Dessa forma, escreveram o documento que foi entregue aos órgãos públicos e à sociedade civil, cada qual em sua competência: Ministério Público Federal (MPF), Promotoria Pública de Carauari, Coordenação Regional da Fundação Nacional do Índio (Funai), Gabinete do Prefeito Municipal de Carauari, Sindicato dos Trabalhadores Rurais de Carauari, Associação dos Produtores Rurais de Carauari (ASPROC), Associação dos Moradores Agroextrativistas da RDS Uacari (AMARU), Associação das Mulheres Agroextrativistas do Médio Juruá (ASMAMJ), Operação Amazônia Nativa (OPAN), Secretária Municipal de Meio Ambiente, Departamento de Mudanças Climáticas e Gestão de Unidades de Conservação da Secretaria de Meio Ambiente (SEMA/Demuc), Instituto Chico Mendes de Conservação da Biodiversidade (ICMBio), Fundação Amazônia Sustentável (FAS) e Câmara Municipal de Vereadores de Carauari.

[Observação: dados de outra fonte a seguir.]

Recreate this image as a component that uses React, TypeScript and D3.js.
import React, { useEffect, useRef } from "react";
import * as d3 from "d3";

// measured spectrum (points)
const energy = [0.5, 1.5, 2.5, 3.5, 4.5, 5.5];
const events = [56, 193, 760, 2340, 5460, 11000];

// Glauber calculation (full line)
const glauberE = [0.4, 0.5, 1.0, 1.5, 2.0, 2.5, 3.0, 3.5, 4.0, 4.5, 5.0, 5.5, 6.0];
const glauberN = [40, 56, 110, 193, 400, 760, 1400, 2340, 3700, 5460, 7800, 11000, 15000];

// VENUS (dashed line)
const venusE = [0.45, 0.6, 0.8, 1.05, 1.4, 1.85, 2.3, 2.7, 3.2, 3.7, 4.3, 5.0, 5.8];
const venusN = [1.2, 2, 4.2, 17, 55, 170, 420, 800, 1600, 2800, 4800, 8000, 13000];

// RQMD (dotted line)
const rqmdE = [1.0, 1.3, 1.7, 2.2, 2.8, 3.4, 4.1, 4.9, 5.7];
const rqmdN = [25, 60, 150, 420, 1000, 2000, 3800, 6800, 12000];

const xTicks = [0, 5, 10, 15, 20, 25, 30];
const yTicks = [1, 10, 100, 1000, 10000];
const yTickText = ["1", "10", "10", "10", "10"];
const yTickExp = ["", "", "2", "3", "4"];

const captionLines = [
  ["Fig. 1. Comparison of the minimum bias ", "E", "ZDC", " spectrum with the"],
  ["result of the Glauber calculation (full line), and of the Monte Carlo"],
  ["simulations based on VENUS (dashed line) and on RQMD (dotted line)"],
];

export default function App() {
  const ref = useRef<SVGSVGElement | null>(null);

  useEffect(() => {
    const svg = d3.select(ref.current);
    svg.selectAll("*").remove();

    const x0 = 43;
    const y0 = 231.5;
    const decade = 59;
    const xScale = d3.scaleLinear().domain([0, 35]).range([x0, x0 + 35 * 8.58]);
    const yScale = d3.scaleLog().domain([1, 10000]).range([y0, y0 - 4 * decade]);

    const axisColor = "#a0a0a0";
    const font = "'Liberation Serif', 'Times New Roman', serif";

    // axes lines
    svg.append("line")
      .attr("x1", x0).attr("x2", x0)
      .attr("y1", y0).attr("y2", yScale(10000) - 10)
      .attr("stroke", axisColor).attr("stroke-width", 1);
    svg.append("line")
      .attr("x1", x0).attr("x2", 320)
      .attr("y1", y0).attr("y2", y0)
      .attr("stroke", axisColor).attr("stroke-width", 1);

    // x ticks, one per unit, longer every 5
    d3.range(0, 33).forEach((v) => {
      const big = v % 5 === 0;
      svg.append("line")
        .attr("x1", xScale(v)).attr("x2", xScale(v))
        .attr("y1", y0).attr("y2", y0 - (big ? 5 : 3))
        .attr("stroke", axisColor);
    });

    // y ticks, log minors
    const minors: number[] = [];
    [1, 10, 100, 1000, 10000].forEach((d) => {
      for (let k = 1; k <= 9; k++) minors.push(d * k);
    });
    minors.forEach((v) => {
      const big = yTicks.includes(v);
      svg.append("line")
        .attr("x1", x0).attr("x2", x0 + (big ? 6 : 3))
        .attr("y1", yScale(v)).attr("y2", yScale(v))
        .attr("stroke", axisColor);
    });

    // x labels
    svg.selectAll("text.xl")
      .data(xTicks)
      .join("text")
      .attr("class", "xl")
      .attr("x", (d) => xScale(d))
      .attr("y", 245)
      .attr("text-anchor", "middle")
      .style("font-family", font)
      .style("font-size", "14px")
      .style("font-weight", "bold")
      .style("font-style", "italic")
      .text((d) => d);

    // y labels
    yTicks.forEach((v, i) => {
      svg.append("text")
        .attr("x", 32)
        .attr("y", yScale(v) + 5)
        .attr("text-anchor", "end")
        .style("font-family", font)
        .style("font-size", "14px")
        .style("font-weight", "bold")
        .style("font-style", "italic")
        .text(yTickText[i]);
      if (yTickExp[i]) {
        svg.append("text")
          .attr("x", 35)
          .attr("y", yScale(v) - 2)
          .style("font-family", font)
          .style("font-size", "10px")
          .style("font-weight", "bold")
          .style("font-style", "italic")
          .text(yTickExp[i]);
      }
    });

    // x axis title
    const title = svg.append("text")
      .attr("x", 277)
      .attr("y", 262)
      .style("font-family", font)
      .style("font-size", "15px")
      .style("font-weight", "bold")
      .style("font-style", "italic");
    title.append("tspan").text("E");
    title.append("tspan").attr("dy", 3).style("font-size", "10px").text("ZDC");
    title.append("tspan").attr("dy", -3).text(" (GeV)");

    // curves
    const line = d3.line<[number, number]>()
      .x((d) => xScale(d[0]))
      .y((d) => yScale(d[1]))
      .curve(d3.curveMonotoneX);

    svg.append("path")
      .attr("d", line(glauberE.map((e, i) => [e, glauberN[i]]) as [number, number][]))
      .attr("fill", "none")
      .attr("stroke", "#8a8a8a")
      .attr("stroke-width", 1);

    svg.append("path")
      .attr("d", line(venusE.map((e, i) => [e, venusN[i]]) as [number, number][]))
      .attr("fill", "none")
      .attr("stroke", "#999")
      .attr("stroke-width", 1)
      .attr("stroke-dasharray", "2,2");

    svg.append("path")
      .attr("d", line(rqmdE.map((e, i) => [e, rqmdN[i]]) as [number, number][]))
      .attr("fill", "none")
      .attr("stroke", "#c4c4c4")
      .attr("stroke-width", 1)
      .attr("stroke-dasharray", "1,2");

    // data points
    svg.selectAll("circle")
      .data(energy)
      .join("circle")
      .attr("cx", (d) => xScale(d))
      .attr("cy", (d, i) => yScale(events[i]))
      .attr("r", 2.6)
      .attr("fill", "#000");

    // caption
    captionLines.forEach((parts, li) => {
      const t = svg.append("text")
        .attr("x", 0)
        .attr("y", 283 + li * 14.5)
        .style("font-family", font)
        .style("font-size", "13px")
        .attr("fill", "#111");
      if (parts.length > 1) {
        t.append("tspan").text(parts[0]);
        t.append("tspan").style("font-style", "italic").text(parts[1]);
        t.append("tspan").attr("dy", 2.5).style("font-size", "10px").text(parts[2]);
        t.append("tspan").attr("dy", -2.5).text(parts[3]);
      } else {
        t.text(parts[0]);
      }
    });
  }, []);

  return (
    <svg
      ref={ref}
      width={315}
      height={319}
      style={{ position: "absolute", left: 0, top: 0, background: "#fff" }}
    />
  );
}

A incidência na Câmara de Vereadores de Carauri
Ao final da oficina, os participantes já com o documento pronto, convidaram as instituições e órgãos públicos da cidade de Carauari para a entrega oficial e representativa na Câmara Municipal de Vereadores.
Participaram representantes do Instituto de Desenvolvimento Agropecuário e Florestal Sustentável do Estado do Amazonas (IDAM), do ICMBio, da Secretaria Especial de Saúde Indígena (SESAI) e do Fundo de Repartição de Benefícios (FRBMJ).

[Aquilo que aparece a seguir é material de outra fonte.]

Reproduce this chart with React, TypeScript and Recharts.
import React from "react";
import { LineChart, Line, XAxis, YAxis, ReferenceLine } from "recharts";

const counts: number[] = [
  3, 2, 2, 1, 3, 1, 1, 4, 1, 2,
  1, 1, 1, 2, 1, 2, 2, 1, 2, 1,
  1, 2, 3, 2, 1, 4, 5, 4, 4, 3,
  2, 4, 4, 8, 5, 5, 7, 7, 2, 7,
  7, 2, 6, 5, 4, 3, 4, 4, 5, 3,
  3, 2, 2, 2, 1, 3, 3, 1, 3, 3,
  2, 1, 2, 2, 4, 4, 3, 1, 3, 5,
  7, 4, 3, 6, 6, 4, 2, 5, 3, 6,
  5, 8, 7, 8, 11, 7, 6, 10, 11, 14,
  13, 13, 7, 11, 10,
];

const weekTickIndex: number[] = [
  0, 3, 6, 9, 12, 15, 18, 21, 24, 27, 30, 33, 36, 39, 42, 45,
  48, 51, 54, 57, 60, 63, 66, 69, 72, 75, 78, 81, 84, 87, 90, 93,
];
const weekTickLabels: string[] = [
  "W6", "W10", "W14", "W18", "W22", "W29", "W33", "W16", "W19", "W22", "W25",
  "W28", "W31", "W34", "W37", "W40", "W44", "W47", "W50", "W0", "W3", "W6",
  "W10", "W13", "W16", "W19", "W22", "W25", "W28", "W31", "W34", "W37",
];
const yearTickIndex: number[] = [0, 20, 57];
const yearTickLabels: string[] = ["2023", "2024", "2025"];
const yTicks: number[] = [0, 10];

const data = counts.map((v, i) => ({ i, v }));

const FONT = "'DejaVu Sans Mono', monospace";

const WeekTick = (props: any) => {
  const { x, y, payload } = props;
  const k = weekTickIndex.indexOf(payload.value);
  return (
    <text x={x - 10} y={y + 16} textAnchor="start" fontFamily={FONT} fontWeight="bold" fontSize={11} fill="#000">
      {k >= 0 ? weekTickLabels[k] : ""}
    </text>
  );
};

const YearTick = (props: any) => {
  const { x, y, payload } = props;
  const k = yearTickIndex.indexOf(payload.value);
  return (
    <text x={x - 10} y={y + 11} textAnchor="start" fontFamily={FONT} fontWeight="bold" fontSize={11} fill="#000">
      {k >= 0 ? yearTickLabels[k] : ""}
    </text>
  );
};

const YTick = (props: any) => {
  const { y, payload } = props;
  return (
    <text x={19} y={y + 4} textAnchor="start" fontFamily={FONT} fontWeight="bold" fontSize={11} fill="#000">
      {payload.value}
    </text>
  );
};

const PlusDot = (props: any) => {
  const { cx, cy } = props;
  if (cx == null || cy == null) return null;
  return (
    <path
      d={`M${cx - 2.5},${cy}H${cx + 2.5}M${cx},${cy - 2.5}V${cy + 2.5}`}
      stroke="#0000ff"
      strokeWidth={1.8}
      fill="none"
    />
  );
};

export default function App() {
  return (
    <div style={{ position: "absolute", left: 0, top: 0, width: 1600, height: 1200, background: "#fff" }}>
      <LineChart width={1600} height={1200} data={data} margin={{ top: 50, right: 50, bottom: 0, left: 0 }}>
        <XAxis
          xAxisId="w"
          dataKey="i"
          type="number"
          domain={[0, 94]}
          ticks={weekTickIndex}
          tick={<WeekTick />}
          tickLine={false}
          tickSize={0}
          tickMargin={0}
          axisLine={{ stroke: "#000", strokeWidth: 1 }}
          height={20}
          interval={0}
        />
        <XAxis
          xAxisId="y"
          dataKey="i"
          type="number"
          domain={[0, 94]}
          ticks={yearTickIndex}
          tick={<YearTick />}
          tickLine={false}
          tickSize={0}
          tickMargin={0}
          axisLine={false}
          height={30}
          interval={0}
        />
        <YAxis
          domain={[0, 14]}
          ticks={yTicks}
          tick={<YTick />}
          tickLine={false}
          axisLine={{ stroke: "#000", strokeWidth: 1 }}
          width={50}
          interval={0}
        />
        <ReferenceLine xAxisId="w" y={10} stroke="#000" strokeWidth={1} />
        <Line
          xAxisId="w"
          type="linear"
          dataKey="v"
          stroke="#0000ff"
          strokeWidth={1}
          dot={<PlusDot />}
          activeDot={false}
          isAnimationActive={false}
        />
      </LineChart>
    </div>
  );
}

Frustrando as expectativas das lideranças, os vereadores não compareceram. A participação dos “representantes do povo”, de acordo com os indígenas, seria de extrema importância para o debate sobre as politicas públicas locais, especialmente para a proteção contra invasores das terras. “Projetos de Lei de Proteção Ambiental precisam contemplar as pautas indígenas e, por isso, sendo representantes do povo, os vereadores deveriam ouvi-los. É necessário que eles saibam o que se passa com os povos do município para conhecer suas reivindicações e, então, cumpri-las”, diz Fábio Pereira, indigenista do Cimi.
O sentimento dos indígenas pela ausência dos vereadores foi de indignação e repúdio por não manifestarem interesse em dialogar e apoiar as demandas dos povos indígenas. Em protesto, as lideranças ocuparam as cadeiras dos vereadores e se auto intitularam “os verdadeiros representantes do povo”.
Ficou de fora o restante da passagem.